Do this
With the pictures left out, copy the listing below exactly.

Collected material
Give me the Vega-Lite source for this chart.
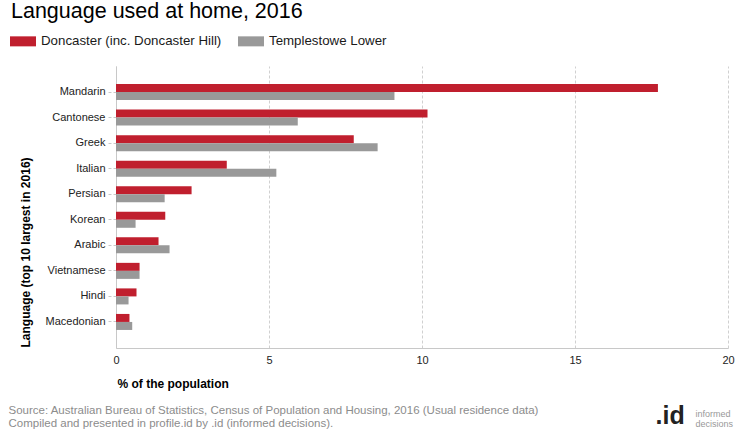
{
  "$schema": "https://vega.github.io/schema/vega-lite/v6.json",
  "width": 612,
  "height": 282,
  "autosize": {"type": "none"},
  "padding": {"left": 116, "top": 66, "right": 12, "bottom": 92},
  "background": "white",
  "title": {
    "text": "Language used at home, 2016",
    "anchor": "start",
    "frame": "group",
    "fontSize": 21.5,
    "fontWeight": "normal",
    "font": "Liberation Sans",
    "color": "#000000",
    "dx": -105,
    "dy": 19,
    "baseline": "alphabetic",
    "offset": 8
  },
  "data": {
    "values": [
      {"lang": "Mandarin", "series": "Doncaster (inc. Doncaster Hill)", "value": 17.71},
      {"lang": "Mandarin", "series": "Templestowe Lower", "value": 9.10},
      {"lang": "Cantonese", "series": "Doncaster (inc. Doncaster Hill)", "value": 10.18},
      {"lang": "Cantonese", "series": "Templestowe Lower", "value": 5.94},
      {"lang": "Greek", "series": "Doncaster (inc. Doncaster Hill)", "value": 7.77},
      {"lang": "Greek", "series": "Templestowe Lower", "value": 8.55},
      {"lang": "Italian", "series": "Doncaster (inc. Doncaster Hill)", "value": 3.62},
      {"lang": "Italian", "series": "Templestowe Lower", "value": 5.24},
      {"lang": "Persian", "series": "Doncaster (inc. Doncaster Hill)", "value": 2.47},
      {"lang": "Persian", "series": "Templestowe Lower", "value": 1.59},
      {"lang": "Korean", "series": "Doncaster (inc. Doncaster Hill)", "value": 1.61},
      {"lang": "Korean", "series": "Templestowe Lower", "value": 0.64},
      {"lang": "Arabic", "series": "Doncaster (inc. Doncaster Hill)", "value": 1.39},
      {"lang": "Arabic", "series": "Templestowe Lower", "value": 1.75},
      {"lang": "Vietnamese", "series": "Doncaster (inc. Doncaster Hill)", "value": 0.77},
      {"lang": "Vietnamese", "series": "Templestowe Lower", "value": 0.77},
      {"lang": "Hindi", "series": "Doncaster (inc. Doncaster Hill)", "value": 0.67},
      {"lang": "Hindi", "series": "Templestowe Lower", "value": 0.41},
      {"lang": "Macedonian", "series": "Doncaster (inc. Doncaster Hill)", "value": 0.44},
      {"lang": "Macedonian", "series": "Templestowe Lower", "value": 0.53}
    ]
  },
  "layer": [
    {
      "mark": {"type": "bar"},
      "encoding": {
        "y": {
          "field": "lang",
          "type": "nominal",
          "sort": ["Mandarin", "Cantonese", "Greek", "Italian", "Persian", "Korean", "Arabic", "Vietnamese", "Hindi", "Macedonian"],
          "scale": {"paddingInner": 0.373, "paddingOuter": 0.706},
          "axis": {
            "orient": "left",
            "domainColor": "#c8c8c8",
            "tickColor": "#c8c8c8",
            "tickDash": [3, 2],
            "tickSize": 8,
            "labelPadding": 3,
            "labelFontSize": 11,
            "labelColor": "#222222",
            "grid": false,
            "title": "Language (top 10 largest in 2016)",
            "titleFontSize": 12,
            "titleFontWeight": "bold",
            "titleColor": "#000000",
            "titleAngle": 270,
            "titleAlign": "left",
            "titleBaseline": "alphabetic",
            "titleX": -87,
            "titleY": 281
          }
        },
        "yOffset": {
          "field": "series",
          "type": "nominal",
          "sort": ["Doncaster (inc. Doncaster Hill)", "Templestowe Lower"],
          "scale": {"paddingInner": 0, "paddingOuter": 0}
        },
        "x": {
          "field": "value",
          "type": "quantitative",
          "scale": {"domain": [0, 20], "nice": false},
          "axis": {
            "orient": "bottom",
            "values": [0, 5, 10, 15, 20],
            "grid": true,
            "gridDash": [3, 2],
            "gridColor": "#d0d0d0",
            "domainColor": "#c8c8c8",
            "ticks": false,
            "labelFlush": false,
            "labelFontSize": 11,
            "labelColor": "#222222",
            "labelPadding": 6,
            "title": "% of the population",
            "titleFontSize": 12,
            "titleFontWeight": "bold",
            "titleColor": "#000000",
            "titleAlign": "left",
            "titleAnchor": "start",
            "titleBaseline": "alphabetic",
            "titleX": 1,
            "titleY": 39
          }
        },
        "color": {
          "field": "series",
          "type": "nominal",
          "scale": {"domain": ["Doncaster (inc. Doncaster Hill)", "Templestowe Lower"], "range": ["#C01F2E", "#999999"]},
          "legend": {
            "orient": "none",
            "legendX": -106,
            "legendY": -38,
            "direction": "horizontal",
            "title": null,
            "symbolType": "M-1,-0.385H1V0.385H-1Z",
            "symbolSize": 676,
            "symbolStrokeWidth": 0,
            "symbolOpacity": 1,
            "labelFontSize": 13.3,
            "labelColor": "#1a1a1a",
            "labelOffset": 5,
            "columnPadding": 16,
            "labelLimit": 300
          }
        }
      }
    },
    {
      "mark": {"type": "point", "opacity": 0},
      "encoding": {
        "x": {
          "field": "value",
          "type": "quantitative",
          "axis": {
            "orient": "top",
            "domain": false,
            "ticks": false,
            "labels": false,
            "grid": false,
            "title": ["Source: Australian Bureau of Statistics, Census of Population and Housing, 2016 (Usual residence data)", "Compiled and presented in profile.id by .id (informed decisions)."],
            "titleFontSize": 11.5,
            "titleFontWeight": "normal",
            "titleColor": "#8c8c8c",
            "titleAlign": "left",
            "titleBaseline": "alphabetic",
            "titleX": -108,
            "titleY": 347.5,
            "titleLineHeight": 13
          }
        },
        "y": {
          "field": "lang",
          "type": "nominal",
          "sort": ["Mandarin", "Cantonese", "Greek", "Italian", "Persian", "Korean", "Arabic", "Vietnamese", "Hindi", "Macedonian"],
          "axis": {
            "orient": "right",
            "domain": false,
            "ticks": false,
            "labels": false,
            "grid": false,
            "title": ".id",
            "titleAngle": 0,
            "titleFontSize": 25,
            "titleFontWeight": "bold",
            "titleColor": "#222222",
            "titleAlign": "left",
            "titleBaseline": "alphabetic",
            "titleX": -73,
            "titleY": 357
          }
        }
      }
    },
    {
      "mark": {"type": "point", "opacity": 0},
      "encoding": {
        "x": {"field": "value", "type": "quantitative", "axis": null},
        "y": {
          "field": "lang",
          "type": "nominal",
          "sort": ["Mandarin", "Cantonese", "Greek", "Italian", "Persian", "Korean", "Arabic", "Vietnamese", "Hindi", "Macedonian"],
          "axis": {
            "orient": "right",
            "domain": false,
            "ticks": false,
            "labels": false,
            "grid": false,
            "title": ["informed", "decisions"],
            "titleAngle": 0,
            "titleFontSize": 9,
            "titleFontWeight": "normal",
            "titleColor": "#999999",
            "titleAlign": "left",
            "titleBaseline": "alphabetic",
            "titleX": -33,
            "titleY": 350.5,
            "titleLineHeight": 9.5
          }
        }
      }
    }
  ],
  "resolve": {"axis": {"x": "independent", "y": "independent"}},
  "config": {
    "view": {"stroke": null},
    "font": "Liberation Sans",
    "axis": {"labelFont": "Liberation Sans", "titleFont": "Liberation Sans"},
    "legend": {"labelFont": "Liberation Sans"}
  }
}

Final result
Give me the Vega-Lite source for this chart.
{
  "$schema": "https://vega.github.io/schema/vega-lite/v6.json",
  "width": 612,
  "height": 282,
  "autosize": {"type": "none"},
  "padding": {"left": 116, "top": 66, "right": 12, "bottom": 92},
  "background": "white",
  "title": {
    "text": "Language used at home, 2016",
    "anchor": "start",
    "frame": "group",
    "fontSize": 21.5,
    "fontWeight": "normal",
    "font": "Liberation Sans",
    "color": "#000000",
    "dx": -105,
    "dy": 19,
    "baseline": "alphabetic",
    "offset": 8
  },
  "data": {
    "values": [
      {"lang": "Mandarin", "series": "Doncaster (inc. Doncaster Hill)", "value": 17.71},
      {"lang": "Mandarin", "series": "Templestowe Lower", "value": 9.10},
      {"lang": "Cantonese", "series": "Doncaster (inc. Doncaster Hill)", "value": 10.18},
      {"lang": "Cantonese", "series": "Templestowe Lower", "value": 5.94},
      {"lang": "Greek", "series": "Doncaster (inc. Doncaster Hill)", "value": 7.77},
      {"lang": "Greek", "series": "Templestowe Lower", "value": 8.55},
      {"lang": "Italian", "series": "Doncaster (inc. Doncaster Hill)", "value": 3.62},
      {"lang": "Italian", "series": "Templestowe Lower", "value": 5.24},
      {"lang": "Persian", "series": "Doncaster (inc. Doncaster Hill)", "value": 2.47},
      {"lang": "Persian", "series": "Templestowe Lower", "value": 1.59},
      {"lang": "Korean", "series": "Doncaster (inc. Doncaster Hill)", "value": 1.61},
      {"lang": "Korean", "series": "Templestowe Lower", "value": 0.64},
      {"lang": "Arabic", "series": "Doncaster (inc. Doncaster Hill)", "value": 1.39},
      {"lang": "Arabic", "series": "Templestowe Lower", "value": 1.75},
      {"lang": "Vietnamese", "series": "Doncaster (inc. Doncaster Hill)", "value": 0.77},
      {"lang": "Vietnamese", "series": "Templestowe Lower", "value": 0.77},
      {"lang": "Hindi", "series": "Doncaster (inc. Doncaster Hill)", "value": 0.67},
      {"lang": "Hindi", "series": "Templestowe Lower", "value": 0.41},
      {"lang": "Macedonian", "series": "Doncaster (inc. Doncaster Hill)", "value": 0.44},
      {"lang": "Macedonian", "series": "Templestowe Lower", "value": 0.53}
    ]
  },
  "layer": [
    {
      "mark": {"type": "bar"},
      "encoding": {
        "y": {
          "field": "lang",
          "type": "nominal",
          "sort": ["Mandarin", "Cantonese", "Greek", "Italian", "Persian", "Korean", "Arabic", "Vietnamese", "Hindi", "Macedonian"],
          "scale": {"paddingInner": 0.373, "paddingOuter": 0.706},
          "axis": {
            "orient": "left",
            "domainColor": "#c8c8c8",
            "tickColor": "#c8c8c8",
            "tickDash": [3, 2],
            "tickSize": 8,
            "labelPadding": 3,
            "labelFontSize": 11,
            "labelColor": "#222222",
            "grid": false,
            "title": "Language (top 10 largest in 2016)",
            "titleFontSize": 12,
            "titleFontWeight": "bold",
            "titleColor": "#000000",
            "titleAngle": 270,
            "titleAlign": "left",
            "titleBaseline": "alphabetic",
            "titleX": -87,
            "titleY": 281
          }
        },
        "yOffset": {
          "field": "series",
          "type": "nominal",
          "sort": ["Doncaster (inc. Doncaster Hill)", "Templestowe Lower"],
          "scale": {"paddingInner": 0, "paddingOuter": 0}
        },
        "x": {
          "field": "value",
          "type": "quantitative",
          "scale": {"domain": [0, 20], "nice": false},
          "axis": {
            "orient": "bottom",
            "values": [0, 5, 10, 15, 20],
            "grid": true,
            "gridDash": [3, 2],
            "gridColor": "#d0d0d0",
            "domainColor": "#c8c8c8",
            "ticks": false,
            "labelFlush": false,
            "labelFontSize": 11,
            "labelColor": "#222222",
            "labelPadding": 6,
            "title": "% of the population",
            "titleFontSize": 12,
            "titleFontWeight": "bold",
            "titleColor": "#000000",
            "titleAlign": "left",
            "titleAnchor": "start",
            "titleBaseline": "alphabetic",
            "titleX": 1,
            "titleY": 39
          }
        },
        "color": {
          "field": "series",
          "type": "nominal",
          "scale": {"domain": ["Doncaster (inc. Doncaster Hill)", "Templestowe Lower"], "range": ["#C01F2E", "#999999"]},
          "legend": {
            "orient": "none",
            "legendX": -106,
            "legendY": -38,
            "direction": "horizontal",
            "title": null,
            "symbolType": "M-1,-0.385H1V0.385H-1Z",
            "symbolSize": 676,
            "symbolStrokeWidth": 0,
            "symbolOpacity": 1,
            "labelFontSize": 13.3,
            "labelColor": "#1a1a1a",
            "labelOffset": 5,
            "columnPadding": 16,
            "labelLimit": 300
          }
        }
      }
    },
    {
      "mark": {"type": "point", "opacity": 0},
      "encoding": {
        "x": {
          "field": "value",
          "type": "quantitative",
          "axis": {
            "orient": "top",
            "domain": false,
            "ticks": false,
            "labels": false,
            "grid": false,
            "title": ["Source: Australian Bureau of Statistics, Census of Population and Housing, 2016 (Usual residence data)", "Compiled and presented in profile.id by .id (informed decisions)."],
            "titleFontSize": 11.5,
            "titleFontWeight": "normal",
            "titleColor": "#8c8c8c",
            "titleAlign": "left",
            "titleBaseline": "alphabetic",
            "titleX": -108,
            "titleY": 347.5,
            "titleLineHeight": 13
          }
        },
        "y": {
          "field": "lang",
          "type": "nominal",
          "sort": ["Mandarin", "Cantonese", "Greek", "Italian", "Persian", "Korean", "Arabic", "Vietnamese", "Hindi", "Macedonian"],
          "axis": {
            "orient": "right",
            "domain": false,
            "ticks": false,
            "labels": false,
            "grid": false,
            "title": ".id",
            "titleAngle": 0,
            "titleFontSize": 25,
            "titleFontWeight": "bold",
            "titleColor": "#222222",
            "titleAlign": "left",
            "titleBaseline": "alphabetic",
            "titleX": -73,
            "titleY": 357
          }
        }
      }
    },
    {
      "mark": {"type": "point", "opacity": 0},
      "encoding": {
        "x": {"field": "value", "type": "quantitative", "axis": null},
        "y": {
          "field": "lang",
          "type": "nominal",
          "sort": ["Mandarin", "Cantonese", "Greek", "Italian", "Persian", "Korean", "Arabic", "Vietnamese", "Hindi", "Macedonian"],
          "axis": {
            "orient": "right",
            "domain": false,
            "ticks": false,
            "labels": false,
            "grid": false,
            "title": ["informed", "decisions"],
            "titleAngle": 0,
            "titleFontSize": 9,
            "titleFontWeight": "normal",
            "titleColor": "#999999",
            "titleAlign": "left",
            "titleBaseline": "alphabetic",
            "titleX": -33,
            "titleY": 350.5,
            "titleLineHeight": 9.5
          }
        }
      }
    }
  ],
  "resolve": {"axis": {"x": "independent", "y": "independent"}},
  "config": {
    "view": {"stroke": null},
    "font": "Liberation Sans",
    "axis": {"labelFont": "Liberation Sans", "titleFont": "Liberation Sans"},
    "legend": {"labelFont": "Liberation Sans"}
  }
}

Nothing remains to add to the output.